Here I Sit. Thinking.

Here I sit. Thinking.
A week and half since I came home from Peru. I've delayed this post because I couldn't decide what to write. I said I'd share all the stories here, but that's impossible! I could just copy all my journals to here, but that would bore you, and you'd miss so much. I'm also sharing about this trip in the elementary school chapel tomorrow, and have no idea what to say. So here I sit. Thinking.

How do I neatly sum up all my experiences in a way that you'll want to read and in a way that will challenge how you think, the way this trip has done for me? How do I boil a week of adventure and growth into a quick message? I don't have any answers, so here I sit. Thinking.

A part of my heart is forever lost to Peru and the people in it. Their faces are etched into my brain. Eduardo. Rosie. Junior. Milena. And the dozens of others I loved but didn't catch their names.

You know what I want to say? What's really really bugging me? The way people here at home judge. The prejudices so many form based on absolutely nothing! And it starts young. I work with teens and kids through the church and school. I've heard some of the teens talk about different countries and people groups and totally look down on them. I mention a country and I get "eeww, _(insert country name here) ". They don't even know why they feel this way, they have no good explanation. They just have a great dislike for everything from this country. Last week I was subbing in the first grade and we were learning a little bit about China. A little girl said, "I don't like China". When I asked why, the best she could do was "I just don't". Its been nagging me all week.

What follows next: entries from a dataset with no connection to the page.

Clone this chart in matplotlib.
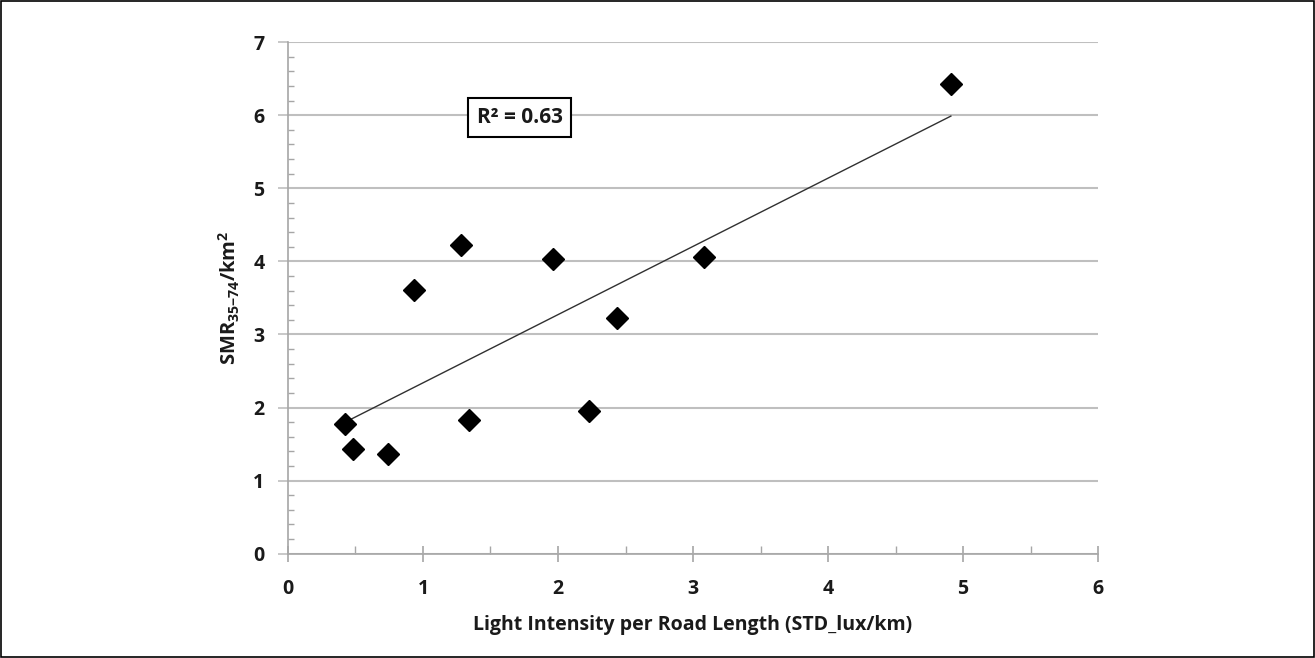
import matplotlib
matplotlib.use("Agg")
import matplotlib.pyplot as plt
from matplotlib.ticker import MultipleLocator
import numpy as np

plt.rcParams['font.family'] = ['Open Sans', 'DejaVu Sans']
plt.rcParams['font.weight'] = 'bold'
plt.rcParams['mathtext.fontset'] = 'custom'
plt.rcParams['mathtext.rm'] = 'Open Sans:bold'
plt.rcParams['mathtext.default'] = 'rm'

# datos
light_intensity = [0.42, 0.48, 0.74, 0.93, 1.28, 1.34, 1.96, 2.23, 2.44, 3.08, 4.91]
smr_per_km2 = [1.78, 1.43, 1.36, 3.61, 4.23, 1.83, 4.03, 1.95, 3.23, 4.06, 6.43]
r2_text = "R² = 0.63"

x_ticks = [0, 1, 2, 3, 4, 5, 6]
y_ticks = [0, 1, 2, 3, 4, 5, 6, 7]

grid_color = '#bfbfbf'
axis_color = '#a6a6a6'
text_color = '#1a1a1a'

fig = plt.figure(figsize=(13.15, 6.58), dpi=100, facecolor='white')
ax = fig.add_axes([0.219, 0.1585, 0.616, 0.7775])

# ajuste lineal
a, b = np.polyfit(light_intensity, smr_per_km2, 1)
x_fit = np.array([min(light_intensity), max(light_intensity)])
ax.plot(x_fit, a * x_fit + b, color='#303030', linewidth=1.0, zorder=3)

ax.plot(light_intensity, smr_per_km2, linestyle='none', marker='D',
        markersize=11.5, color='black', zorder=4)

ax.set_xlim(0, 6)
ax.set_ylim(0, 7)
ax.set_xticks(x_ticks)
ax.set_yticks(y_ticks)
ax.xaxis.set_minor_locator(MultipleLocator(0.5))
ax.yaxis.set_minor_locator(MultipleLocator(0.2))

ax.grid(axis='y', which='major', color=grid_color, linewidth=1.5, zorder=0)
ax.set_axisbelow(True)

for side in ['top', 'right']:
    ax.spines[side].set_visible(False)
for side in ['left', 'bottom']:
    ax.spines[side].set_color(axis_color)
    ax.spines[side].set_linewidth(1.2)

ax.tick_params(axis='y', which='major', direction='out', length=7, width=1.2,
               color=grid_color, labelsize=14, pad=10, labelcolor=text_color)
ax.tick_params(axis='y', which='minor', direction='in', length=4, width=1,
               color=axis_color)
ax.tick_params(axis='x', which='major', direction='inout', length=12, width=1.2,
               color=axis_color, labelsize=14, pad=12, labelcolor=text_color)
ax.tick_params(axis='x', which='minor', direction='in', length=6, width=1,
               color=axis_color)

ax.set_xlabel("Light Intensity per Road Length (STD_lux/km)", fontsize=14,
              fontweight='bold', color=text_color, labelpad=12)
ax.set_ylabel(r"SMR$_{35\mathrm{-}74}$/km$^{2}$", fontsize=14.5,
              fontweight='bold', color=text_color, labelpad=8)

ax.text(1.716, 5.97, r2_text, fontsize=15, fontweight='bold', color=text_color,
        ha='center', va='center',
        bbox=dict(boxstyle='square,pad=0.42', facecolor='white',
                  edgecolor='black', linewidth=1.5))

# marco exterior
fig.patches.append(plt.Rectangle((0.0005, 0.001), 0.999, 0.998,
                                 transform=fig.transFigure, fill=False,
                                 edgecolor='black', linewidth=1.2))

fig.savefig("out.png", dpi=100, facecolor='white')
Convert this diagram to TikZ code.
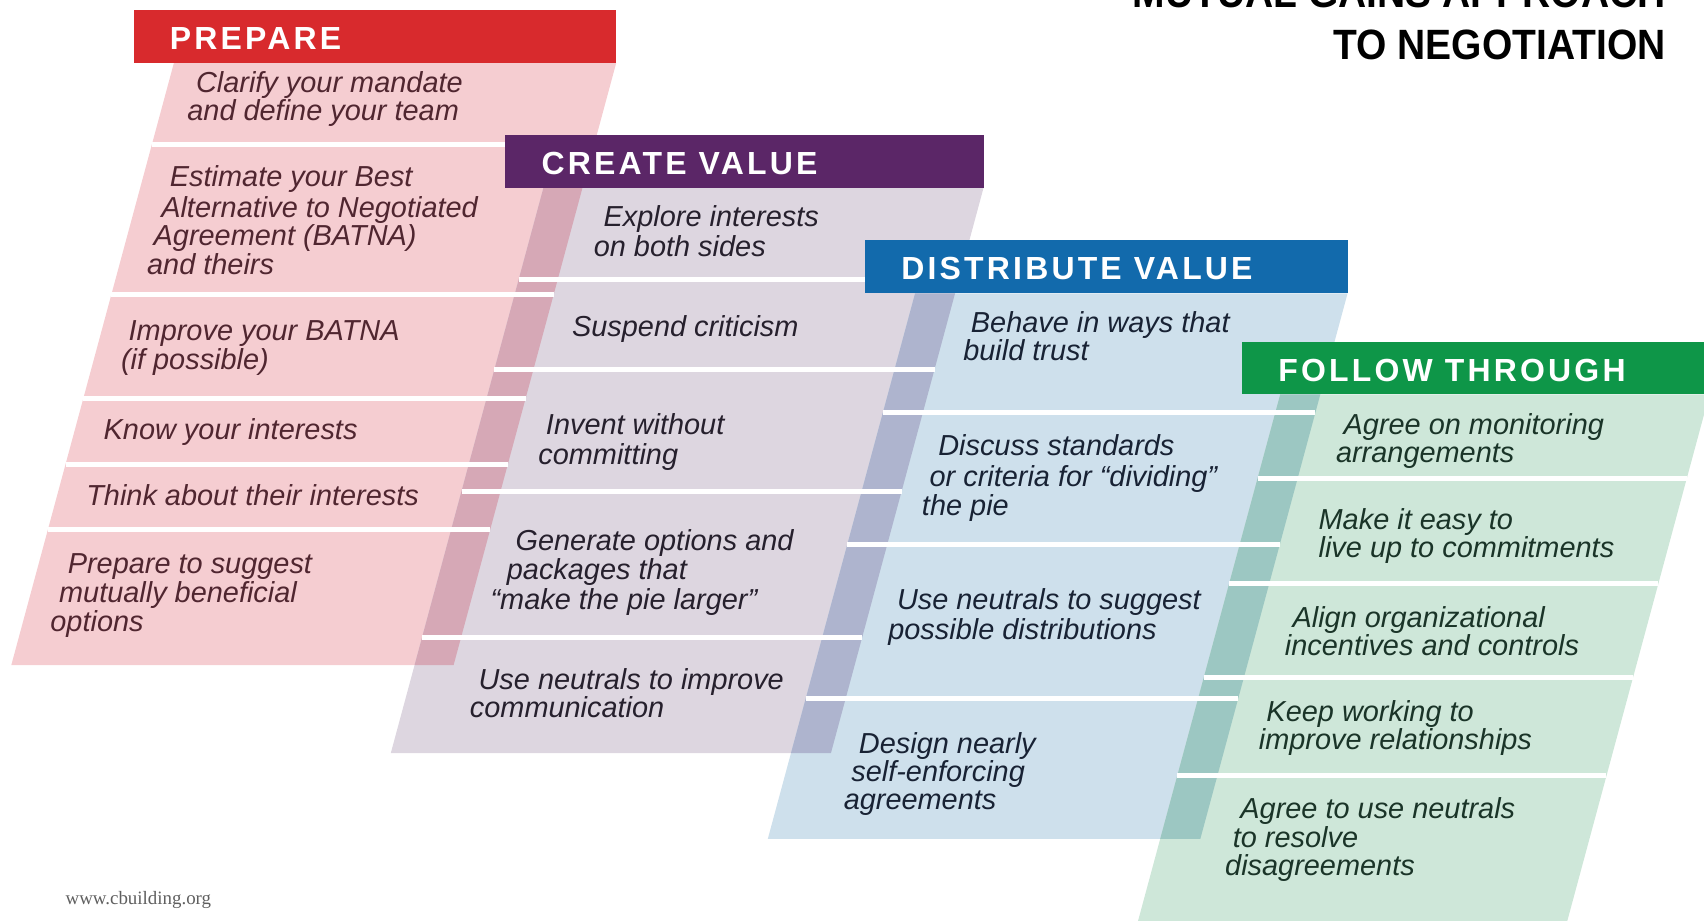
\documentclass[tikz,border=0pt]{standalone}
\usepackage{fontspec}
\setmainfont{Liberation Sans}
\newfontfamily\headfont{Liberation Sans}[LetterSpace=10]
\newfontfamily\urlfont{Liberation Serif}

% header and panel colours
\definecolor{prepHead}{RGB}{216,42,45}
\definecolor{createHead}{RGB}{91,38,103}
\definecolor{distHead}{RGB}{18,106,172}
\definecolor{followHead}{RGB}{14,150,72}
\definecolor{prepBody}{RGB}{245,205,209}
\definecolor{createBody}{RGB}{221,214,224}
\definecolor{distBody}{RGB}{206,224,236}
\definecolor{followBody}{RGB}{206,231,217}
\definecolor{prepCreate}{RGB}{214,168,182}
\definecolor{createDist}{RGB}{174,180,206}
\definecolor{distFollow}{RGB}{156,199,194}
\definecolor{prepText}{RGB}{80,38,48}
\definecolor{createText}{RGB}{38,32,45}
\definecolor{distText}{RGB}{24,34,52}
\definecolor{followText}{RGB}{26,52,40}
\definecolor{urlGrey}{RGB}{95,95,95}

% horizontal white divider across a slanted panel:
% #1 left x at top, #2 right x at top, #3 top y, #4 divider y
\newcommand\panelrule[4]{\draw[divider] ({#1-0.27*(#4-#3)},#4) -- ({#2-0.27*(#4-#3)},#4);}
% one line of step text: #1 colour, #2 name, #3 x, #4 y, #5 text
\newcommand\stepline[5]{\node[steptext,text=#1] (#2) at (#3,{#4+10}) {#5};}

\begin{document}
\begin{tikzpicture}[x=0.5pt,y=-0.5pt,
  headbar/.style={fill=#1,draw=none},
  headtext/.style={text=white,anchor=west,inner sep=0pt,
    font=\headfont\bfseries\fontsize{14.7}{16}\selectfont},
  steptext/.style={anchor=base west,inner sep=0pt,
    font=\itshape\fontsize{13.3}{13.3}\selectfont},
  divider/.style={white,line width=2.3pt}]

\useasboundingbox (0,0) rectangle (1568,847);
\clip (0,0) rectangle (1568,847);

% slanted panels
\fill[prepBody]   (160,58) -- (567,58) -- (417.4,612) -- (10.4,612) -- cycle;
\fill[createBody] (500,173) -- (905,173) -- (764.6,693) -- (359.6,693) -- cycle;
\fill[distBody]   (842,270) -- (1240,270) -- (1104.5,772) -- (706.5,772) -- cycle;
\fill[followBody] (1178,363) -- (1573,363) -- (1438.8,860) -- (1043.8,860) -- cycle;

% darker strips where neighbouring panels overlap
\begin{scope}
  \clip (160,58) -- (567,58) -- (417.4,612) -- (10.4,612) -- cycle;
  \fill[prepCreate] (500,173) -- (905,173) -- (764.6,693) -- (359.6,693) -- cycle;
\end{scope}
\begin{scope}
  \clip (500,173) -- (905,173) -- (764.6,693) -- (359.6,693) -- cycle;
  \fill[createDist] (842,270) -- (1240,270) -- (1104.5,772) -- (706.5,772) -- cycle;
\end{scope}
\begin{scope}
  \clip (842,270) -- (1240,270) -- (1104.5,772) -- (706.5,772) -- cycle;
  \fill[distFollow] (1178,363) -- (1573,363) -- (1438.8,860) -- (1043.8,860) -- cycle;
\end{scope}

% dividers between steps
\foreach \yy in {133,271,367,427,487} {\panelrule{160}{567}{58}{\yy}}
\foreach \yy in {257,340,452,587} {\panelrule{500}{905}{173}{\yy}}
\foreach \yy in {380,501,643} {\panelrule{842}{1240}{270}{\yy}}
\foreach \yy in {440,537,623,714} {\panelrule{1178}{1573}{363}{\yy}}

% phase headers
\fill[headbar=prepHead]   (123,9) rectangle (567,58);
\fill[headbar=createHead] (465,124) rectangle (905,173);
\fill[headbar=distHead]   (796,221) rectangle (1240,270);
\fill[headbar=followHead] (1143,315) rectangle (1580,363);
\node[headtext] (hprep)   at (156,35)  {PREPARE};
\node[headtext] (hcreate) at (498,150) {CREATE VALUE};
\node[headtext] (hdist)   at (829,247) {DISTRIBUTE VALUE};
\node[headtext] (hfollow) at (1176,341) {FOLLOW THROUGH};

% title
\node[anchor=base east,inner sep=0pt,font=\bfseries\fontsize{19.5}{20}\selectfont] (title1) at (1533,7)
  {\scalebox{0.92}[1]{MUTUAL GAINS APPROACH}};
\node[anchor=base east,inner sep=0pt,font=\bfseries\fontsize{19.5}{20}\selectfont] (title2) at (1533,55)
  {\scalebox{0.92}[1]{TO NEGOTIATION}};

% prepare
\stepline{prepText}{p1a}{180}{75}{Clarify your mandate}
\stepline{prepText}{p1b}{172}{101}{and define your team}
\stepline{prepText}{p2a}{156}{162}{Estimate your Best}
\stepline{prepText}{p2b}{148}{190}{Alternative to Negotiated}
\stepline{prepText}{p2c}{141}{216}{Agreement (BATNA)}
\stepline{prepText}{p2d}{135}{243}{and theirs}
\stepline{prepText}{p3a}{118}{303}{Improve your BATNA}
\stepline{prepText}{p3b}{111}{330}{(if possible)}
\stepline{prepText}{p4a}{95}{394}{Know your interests}
\stepline{prepText}{p5a}{79}{455}{Think about their interests}
\stepline{prepText}{p6a}{62}{518}{Prepare to suggest}
\stepline{prepText}{p6b}{54}{544}{mutually beneficial}
\stepline{prepText}{p6c}{46}{571}{options}

% create value
\stepline{createText}{c1a}{555}{198}{Explore interests}
\stepline{createText}{c1b}{546}{226}{on both sides}
\stepline{createText}{c2a}{526}{300}{Suspend criticism}
\stepline{createText}{c3a}{502}{390}{Invent without}
\stepline{createText}{c3b}{495}{417}{committing}
\stepline{createText}{c4a}{474}{497}{Generate options and}
\stepline{createText}{c4b}{466}{523}{packages that}
\stepline{createText}{c4c}{451}{551}{“make the pie larger”}
\stepline{createText}{c5a}{440}{624}{Use neutrals to improve}
\stepline{createText}{c5b}{432}{650}{communication}

% distribute value
\stepline{distText}{d1a}{893}{296}{Behave in ways that}
\stepline{distText}{d1b}{886}{322}{build trust}
\stepline{distText}{d2a}{863}{409}{Discuss standards}
\stepline{distText}{d2b}{855}{438}{or criteria for “dividing”}
\stepline{distText}{d2c}{848}{464}{the pie}
\stepline{distText}{d3a}{825}{551}{Use neutrals to suggest}
\stepline{distText}{d3b}{817}{578}{possible distributions}
\stepline{distText}{d4a}{790}{683}{Design nearly}
\stepline{distText}{d4b}{783}{709}{self-enforcing}
\stepline{distText}{d4c}{776}{735}{agreements}

% follow through
\stepline{followText}{f1a}{1236}{390}{Agree on monitoring}
\stepline{followText}{f1b}{1229}{416}{arrangements}
\stepline{followText}{f2a}{1213}{477}{Make it easy to}
\stepline{followText}{f2b}{1213}{503}{live up to commitments}
\stepline{followText}{f3a}{1189}{567}{Align organizational}
\stepline{followText}{f3b}{1182}{593}{incentives and controls}
\stepline{followText}{f4a}{1165}{654}{Keep working to}
\stepline{followText}{f4b}{1158}{680}{improve relationships}
\stepline{followText}{f5a}{1141}{743}{Agree to use neutrals}
\stepline{followText}{f5b}{1134}{770}{to resolve}
\stepline{followText}{f5c}{1127}{796}{disagreements}

% source line
\node[anchor=west,inner sep=0pt,text=urlGrey,font=\urlfont\fontsize{8.7}{9}\selectfont] (src) at (60,828) {www.cbuilding.org};

\end{tikzpicture}
\end{document}
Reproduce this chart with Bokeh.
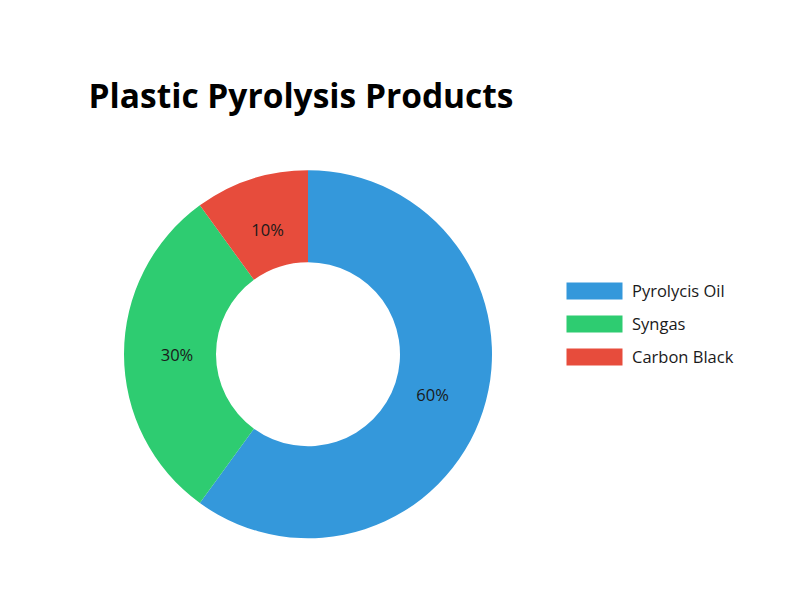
import math
from bokeh.plotting import figure
from bokeh.models import Range1d, Label, Legend, LegendItem
from bokeh.core.properties import value
from bokeh.embed import file_html
from bokeh.resources import INLINE

title_text = "Plastic Pyrolysis Products"
categories = ["Pyrolycis Oil", "Syngas", "Carbon Black"]
shares = [60, 30, 10]
colors = ["#3498db", "#2ecc71", "#e74c3c"]

W, H = 784, 584
p = figure(width=W, height=H, output_backend="svg", toolbar_location=None,
           x_range=Range1d(0, W), y_range=Range1d(0, H),
           min_border=0, outline_line_color=None)
p.axis.visible = False
p.grid.visible = False

cx, cy = 307.5, H - 353.7
r_in, r_out = 92, 184

total = sum(shares)
starts, ends, mids = [], [], []
a = math.pi / 2
for s in shares:
    da = 2 * math.pi * s / total
    starts.append(a)
    ends.append(a - da)
    mids.append(a - da / 2)
    a -= da

items = []
for i in range(len(shares)):
    r = p.annular_wedge(x=cx, y=cy, inner_radius=r_in, outer_radius=r_out,
                        start_angle=starts[i], end_angle=ends[i], direction="clock",
                        fill_color=colors[i], line_color=None)
    items.append(LegendItem(label=categories[i], renderers=[r]))

lr = 131
lx = [cx + lr * math.cos(m) for m in mids]
ly = [cy + lr * math.sin(m) for m in mids]
lt = [f"{s}%" for s in shares]
p.text(x=lx, y=ly, text=lt, text_align="center", text_baseline="middle",
       text_font=value("Open Sans"), text_font_size="16.5px", text_color="#1a1a1a")

title = Label(x=88, y=H - 94, x_units="screen", y_units="screen", text=title_text,
              text_font="Open Sans", text_font_style="bold", text_font_size="33.5px",
              text_color="#000000", text_baseline="alphabetic")
p.add_layout(title)

legend = Legend(items=items, location=(559, H - 368), glyph_width=70, glyph_height=21,
                label_height=21, spacing=10, label_standoff=3, padding=0, margin=0,
                border_line_color=None, background_fill_alpha=0,
                label_text_font="Open Sans", label_text_font_size="16.5px",
                label_text_color="#1a1a1a")
p.add_layout(legend, "center")

open("out.html", "w").write(file_html(p, INLINE))
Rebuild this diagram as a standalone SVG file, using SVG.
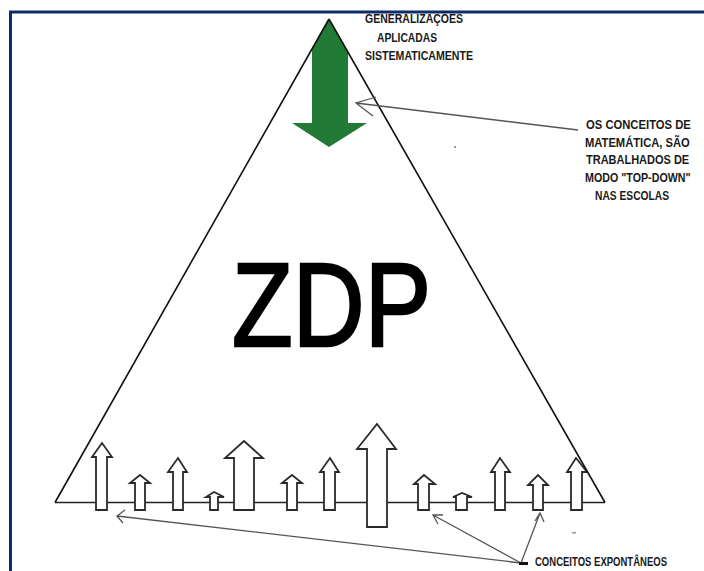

Where do they get this?! Parents? TV? Internet? My heart breaks to think that even children in our country are prejudiced against other people. Like we're somehow better than people in China or India or Peru, simply because we live in the United States.

They may look different, or speak different, but we all have the same needs. We all need clean air and water. We need food. We need friends and a purpose. Most importantly, we all need love. I've been there. I've hugged and loved on more children than I can count. And when I hugged them, they thrived on it. It was all they wanted. To know someone cared about them. Most of them don't get hugs, even from their parents. They're starving for love.

I don't even think I have the words to get this all out. How do I possibly make this change? How do I make people see that these are people. People with lives and dreams and needs. People just like us. Just like you. Just like me.

I have no more words for this. I wish I could just load people on a plane to meet these people. To talk to them, get to know them. Then maybe ...but would it really help? or are people so set in their narrow-minded ways that they wouldn't care.


I feel like Moses or Jeremiah, saying to God "Lord I don't know what to say. My tongue is slow. I'm just one person. What do I tell them?" The only answer, the only word that keeps running through my head as I sit here thinking, heart breaking, is Love. Love. Love the people around you. Love the people thousands of miles away. Love.

"Love is here. Love is now. Love is pouring from His hands, from His brow. Love is near, it satisfies. Streams of mercy flowing from His side. 'Cuz Love is here." (Tenth Avenue North)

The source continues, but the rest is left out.